Data items:
— begin —

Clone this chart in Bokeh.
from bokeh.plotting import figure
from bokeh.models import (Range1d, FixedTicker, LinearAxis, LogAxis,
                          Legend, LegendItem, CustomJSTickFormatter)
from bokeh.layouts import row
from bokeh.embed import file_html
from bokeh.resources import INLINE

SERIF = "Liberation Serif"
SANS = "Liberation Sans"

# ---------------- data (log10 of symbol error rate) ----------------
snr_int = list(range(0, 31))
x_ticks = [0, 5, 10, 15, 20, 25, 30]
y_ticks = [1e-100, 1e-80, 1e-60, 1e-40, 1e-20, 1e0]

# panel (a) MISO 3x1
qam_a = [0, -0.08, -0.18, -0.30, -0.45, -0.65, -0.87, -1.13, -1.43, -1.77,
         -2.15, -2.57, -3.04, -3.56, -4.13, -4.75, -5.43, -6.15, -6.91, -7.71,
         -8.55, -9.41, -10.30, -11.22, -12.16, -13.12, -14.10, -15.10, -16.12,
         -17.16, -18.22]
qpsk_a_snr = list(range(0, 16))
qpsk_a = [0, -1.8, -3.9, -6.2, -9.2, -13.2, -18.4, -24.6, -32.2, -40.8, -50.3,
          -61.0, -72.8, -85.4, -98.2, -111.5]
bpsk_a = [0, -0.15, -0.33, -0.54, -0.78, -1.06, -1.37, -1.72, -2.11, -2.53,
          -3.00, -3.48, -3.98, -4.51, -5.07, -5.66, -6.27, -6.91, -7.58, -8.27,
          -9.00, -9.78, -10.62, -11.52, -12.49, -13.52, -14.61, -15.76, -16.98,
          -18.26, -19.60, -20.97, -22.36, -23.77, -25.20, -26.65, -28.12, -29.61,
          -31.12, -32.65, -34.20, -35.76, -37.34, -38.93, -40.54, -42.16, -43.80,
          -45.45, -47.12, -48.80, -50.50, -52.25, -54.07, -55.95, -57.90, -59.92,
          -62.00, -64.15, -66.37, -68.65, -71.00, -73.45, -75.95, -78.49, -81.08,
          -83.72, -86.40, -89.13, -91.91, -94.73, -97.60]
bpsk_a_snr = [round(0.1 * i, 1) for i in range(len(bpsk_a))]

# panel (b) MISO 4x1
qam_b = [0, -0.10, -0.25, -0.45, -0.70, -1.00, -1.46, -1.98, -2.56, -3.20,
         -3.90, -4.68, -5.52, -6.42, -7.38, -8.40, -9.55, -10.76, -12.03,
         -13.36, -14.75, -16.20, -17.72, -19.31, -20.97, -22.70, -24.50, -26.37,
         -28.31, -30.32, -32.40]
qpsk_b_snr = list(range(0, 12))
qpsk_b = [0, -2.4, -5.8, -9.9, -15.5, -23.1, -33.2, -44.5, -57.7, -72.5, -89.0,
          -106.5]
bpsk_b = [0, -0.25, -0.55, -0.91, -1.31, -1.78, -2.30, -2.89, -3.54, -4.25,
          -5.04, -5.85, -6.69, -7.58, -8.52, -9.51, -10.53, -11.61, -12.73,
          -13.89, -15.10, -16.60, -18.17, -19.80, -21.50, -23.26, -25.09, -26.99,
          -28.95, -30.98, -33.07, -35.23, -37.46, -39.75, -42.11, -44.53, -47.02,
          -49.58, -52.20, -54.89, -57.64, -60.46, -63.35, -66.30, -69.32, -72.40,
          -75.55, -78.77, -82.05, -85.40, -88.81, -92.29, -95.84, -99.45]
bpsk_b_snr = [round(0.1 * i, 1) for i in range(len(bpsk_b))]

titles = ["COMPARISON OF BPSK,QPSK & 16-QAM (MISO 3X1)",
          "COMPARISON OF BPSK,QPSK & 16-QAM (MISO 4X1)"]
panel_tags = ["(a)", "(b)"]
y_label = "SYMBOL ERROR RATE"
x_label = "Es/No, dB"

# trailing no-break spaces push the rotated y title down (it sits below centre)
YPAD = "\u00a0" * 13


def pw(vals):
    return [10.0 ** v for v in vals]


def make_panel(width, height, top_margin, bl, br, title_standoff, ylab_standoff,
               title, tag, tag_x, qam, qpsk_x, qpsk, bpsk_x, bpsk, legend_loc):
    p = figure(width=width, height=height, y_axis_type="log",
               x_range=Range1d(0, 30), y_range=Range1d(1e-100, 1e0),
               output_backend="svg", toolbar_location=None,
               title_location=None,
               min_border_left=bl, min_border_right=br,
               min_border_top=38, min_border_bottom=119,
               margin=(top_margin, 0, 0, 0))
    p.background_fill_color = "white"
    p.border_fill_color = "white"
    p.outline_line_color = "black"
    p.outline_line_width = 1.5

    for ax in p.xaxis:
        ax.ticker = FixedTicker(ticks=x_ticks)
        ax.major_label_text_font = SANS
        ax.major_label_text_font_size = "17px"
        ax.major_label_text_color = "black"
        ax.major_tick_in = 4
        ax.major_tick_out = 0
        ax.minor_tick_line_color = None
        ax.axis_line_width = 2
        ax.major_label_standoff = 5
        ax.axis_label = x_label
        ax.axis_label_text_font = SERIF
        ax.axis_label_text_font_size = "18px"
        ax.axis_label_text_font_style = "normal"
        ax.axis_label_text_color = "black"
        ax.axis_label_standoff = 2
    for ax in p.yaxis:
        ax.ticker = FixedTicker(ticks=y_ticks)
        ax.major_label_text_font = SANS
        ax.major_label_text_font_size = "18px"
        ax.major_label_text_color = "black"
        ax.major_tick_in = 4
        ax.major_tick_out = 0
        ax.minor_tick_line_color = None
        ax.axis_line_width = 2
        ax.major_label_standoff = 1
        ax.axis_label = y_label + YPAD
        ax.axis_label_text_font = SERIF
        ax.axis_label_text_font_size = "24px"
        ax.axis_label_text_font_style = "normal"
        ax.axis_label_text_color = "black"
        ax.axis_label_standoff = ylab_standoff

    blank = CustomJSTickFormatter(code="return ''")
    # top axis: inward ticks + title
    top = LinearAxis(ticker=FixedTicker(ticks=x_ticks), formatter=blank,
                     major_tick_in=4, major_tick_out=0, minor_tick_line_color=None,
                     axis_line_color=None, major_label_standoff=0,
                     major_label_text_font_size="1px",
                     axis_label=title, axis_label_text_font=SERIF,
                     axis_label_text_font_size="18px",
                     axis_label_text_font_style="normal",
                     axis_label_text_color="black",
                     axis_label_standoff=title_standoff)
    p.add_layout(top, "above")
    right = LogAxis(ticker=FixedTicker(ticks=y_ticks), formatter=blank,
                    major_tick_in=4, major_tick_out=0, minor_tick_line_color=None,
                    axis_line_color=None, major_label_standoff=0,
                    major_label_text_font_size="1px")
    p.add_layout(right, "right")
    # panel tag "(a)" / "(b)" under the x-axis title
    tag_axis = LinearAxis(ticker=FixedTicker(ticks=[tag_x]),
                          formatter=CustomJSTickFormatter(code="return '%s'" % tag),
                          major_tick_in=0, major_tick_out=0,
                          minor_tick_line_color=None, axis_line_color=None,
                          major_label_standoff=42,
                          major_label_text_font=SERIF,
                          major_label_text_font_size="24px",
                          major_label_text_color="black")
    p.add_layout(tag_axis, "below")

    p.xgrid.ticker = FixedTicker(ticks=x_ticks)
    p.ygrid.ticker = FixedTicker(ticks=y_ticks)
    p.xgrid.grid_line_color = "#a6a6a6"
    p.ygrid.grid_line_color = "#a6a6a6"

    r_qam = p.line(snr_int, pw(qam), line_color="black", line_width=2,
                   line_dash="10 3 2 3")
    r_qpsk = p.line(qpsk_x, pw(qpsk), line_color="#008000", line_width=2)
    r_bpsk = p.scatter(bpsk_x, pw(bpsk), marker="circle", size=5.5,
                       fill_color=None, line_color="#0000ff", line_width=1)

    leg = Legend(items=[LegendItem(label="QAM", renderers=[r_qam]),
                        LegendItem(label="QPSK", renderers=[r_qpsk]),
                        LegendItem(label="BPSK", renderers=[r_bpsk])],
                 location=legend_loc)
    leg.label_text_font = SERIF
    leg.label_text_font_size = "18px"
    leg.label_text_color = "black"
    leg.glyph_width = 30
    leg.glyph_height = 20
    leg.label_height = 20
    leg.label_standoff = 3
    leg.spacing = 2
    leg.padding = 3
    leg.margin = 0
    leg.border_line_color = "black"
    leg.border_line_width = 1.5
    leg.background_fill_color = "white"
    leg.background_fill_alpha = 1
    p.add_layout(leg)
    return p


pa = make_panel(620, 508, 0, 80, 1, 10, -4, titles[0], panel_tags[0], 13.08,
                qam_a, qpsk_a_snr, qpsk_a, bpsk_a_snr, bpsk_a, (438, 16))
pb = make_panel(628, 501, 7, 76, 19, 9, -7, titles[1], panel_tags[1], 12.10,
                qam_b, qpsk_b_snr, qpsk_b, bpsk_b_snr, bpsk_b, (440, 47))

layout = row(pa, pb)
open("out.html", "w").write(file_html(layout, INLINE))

— end —
— begin —

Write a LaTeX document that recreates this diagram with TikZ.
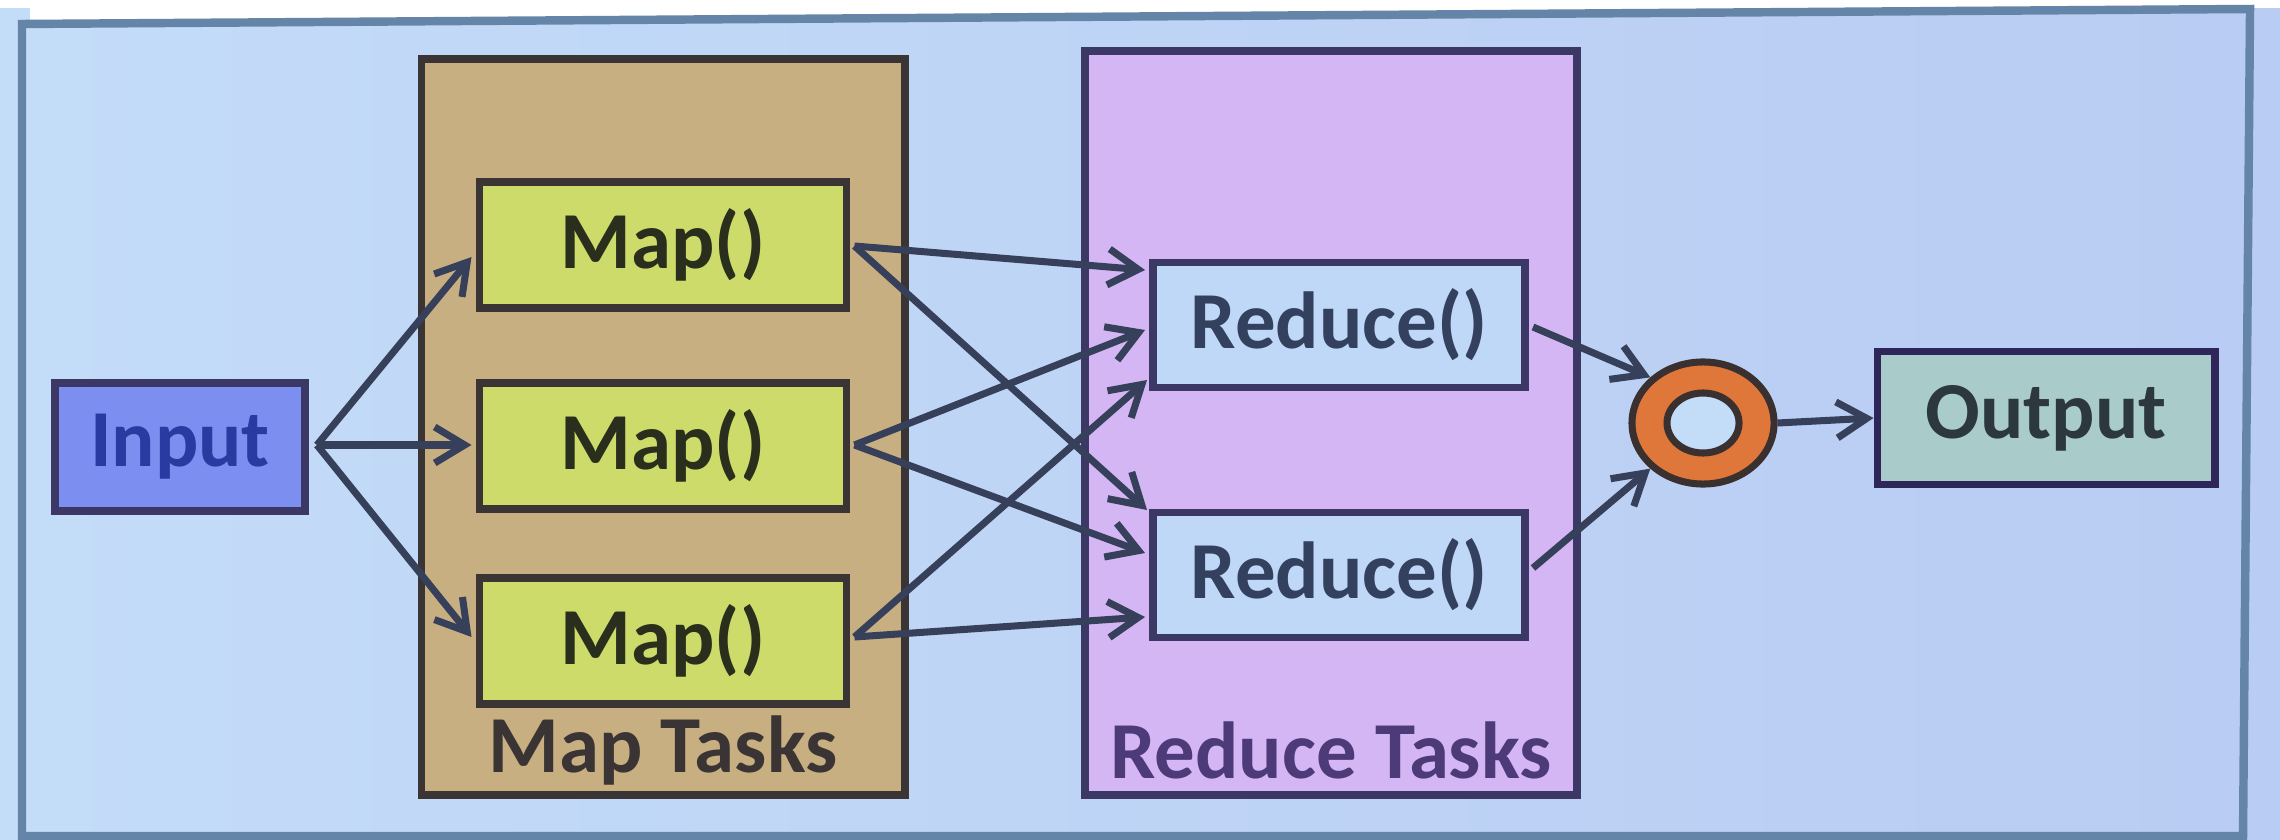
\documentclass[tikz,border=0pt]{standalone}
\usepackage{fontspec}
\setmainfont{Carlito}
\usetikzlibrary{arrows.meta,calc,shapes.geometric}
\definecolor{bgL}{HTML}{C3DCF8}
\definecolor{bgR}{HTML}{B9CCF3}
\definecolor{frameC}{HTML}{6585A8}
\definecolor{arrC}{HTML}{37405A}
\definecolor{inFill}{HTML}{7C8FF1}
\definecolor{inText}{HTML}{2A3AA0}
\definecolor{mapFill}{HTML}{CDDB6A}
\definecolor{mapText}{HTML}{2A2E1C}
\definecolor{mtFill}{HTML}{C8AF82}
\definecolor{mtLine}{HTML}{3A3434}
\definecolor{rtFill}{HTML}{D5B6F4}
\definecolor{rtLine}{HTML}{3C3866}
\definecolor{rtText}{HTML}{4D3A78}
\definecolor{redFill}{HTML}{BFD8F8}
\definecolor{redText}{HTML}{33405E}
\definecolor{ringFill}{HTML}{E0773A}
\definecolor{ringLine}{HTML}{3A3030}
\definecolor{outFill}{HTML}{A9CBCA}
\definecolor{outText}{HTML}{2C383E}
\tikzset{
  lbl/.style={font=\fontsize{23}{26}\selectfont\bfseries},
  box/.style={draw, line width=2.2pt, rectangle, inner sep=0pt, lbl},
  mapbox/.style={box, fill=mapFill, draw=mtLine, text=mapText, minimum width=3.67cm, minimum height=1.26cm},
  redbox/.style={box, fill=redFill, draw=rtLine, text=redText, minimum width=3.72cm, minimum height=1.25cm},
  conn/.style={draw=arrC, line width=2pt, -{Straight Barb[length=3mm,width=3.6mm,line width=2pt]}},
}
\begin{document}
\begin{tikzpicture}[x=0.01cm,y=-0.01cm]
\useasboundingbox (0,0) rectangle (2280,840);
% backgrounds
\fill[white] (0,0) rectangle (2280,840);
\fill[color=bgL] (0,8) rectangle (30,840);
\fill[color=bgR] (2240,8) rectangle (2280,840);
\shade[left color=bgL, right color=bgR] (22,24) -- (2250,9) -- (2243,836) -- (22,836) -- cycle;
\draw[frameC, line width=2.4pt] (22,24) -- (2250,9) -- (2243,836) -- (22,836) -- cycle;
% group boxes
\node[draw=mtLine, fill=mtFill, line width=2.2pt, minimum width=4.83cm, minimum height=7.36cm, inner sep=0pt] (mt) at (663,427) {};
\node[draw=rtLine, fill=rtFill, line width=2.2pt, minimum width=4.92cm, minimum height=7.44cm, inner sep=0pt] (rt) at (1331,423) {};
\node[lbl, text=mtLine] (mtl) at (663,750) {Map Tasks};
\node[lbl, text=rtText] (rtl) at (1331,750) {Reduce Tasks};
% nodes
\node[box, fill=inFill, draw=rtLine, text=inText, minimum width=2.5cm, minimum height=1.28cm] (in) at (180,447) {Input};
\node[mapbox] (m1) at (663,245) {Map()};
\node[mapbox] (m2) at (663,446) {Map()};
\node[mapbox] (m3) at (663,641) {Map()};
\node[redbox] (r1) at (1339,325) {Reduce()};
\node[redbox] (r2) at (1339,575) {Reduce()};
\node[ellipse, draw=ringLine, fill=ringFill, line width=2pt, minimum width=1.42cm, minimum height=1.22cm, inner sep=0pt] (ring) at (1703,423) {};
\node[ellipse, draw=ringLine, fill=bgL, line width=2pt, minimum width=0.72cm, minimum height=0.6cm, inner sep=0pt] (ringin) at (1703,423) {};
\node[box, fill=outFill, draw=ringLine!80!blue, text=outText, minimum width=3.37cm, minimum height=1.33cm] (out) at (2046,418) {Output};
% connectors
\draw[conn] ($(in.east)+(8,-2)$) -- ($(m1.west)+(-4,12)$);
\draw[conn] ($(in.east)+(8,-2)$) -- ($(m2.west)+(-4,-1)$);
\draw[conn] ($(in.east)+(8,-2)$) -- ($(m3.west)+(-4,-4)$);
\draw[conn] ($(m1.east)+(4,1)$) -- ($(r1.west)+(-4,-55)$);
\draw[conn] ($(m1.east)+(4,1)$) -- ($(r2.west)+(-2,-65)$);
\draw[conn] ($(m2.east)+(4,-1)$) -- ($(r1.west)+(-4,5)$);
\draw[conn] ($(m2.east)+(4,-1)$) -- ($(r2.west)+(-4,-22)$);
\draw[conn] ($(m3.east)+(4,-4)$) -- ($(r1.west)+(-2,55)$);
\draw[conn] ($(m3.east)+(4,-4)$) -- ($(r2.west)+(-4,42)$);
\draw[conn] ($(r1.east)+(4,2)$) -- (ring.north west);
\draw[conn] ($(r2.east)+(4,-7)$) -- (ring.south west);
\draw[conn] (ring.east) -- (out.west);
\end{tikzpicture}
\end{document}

— end —

■ DIRECTIONS
Repeat the entries above verbatim, but only from the line that has "Clone this chart in Bokeh." down to the line that has "y_ticks = [1e-100, 1e-80, 1e-60, 1e-40, 1e-20, 1e0]", inclusive.

■ THE REPLY
Clone this chart in Bokeh.
from bokeh.plotting import figure
from bokeh.models import (Range1d, FixedTicker, LinearAxis, LogAxis,
                          Legend, LegendItem, CustomJSTickFormatter)
from bokeh.layouts import row
from bokeh.embed import file_html
from bokeh.resources import INLINE

SERIF = "Liberation Serif"
SANS = "Liberation Sans"

# ---------------- data (log10 of symbol error rate) ----------------
snr_int = list(range(0, 31))
x_ticks = [0, 5, 10, 15, 20, 25, 30]
y_ticks = [1e-100, 1e-80, 1e-60, 1e-40, 1e-20, 1e0]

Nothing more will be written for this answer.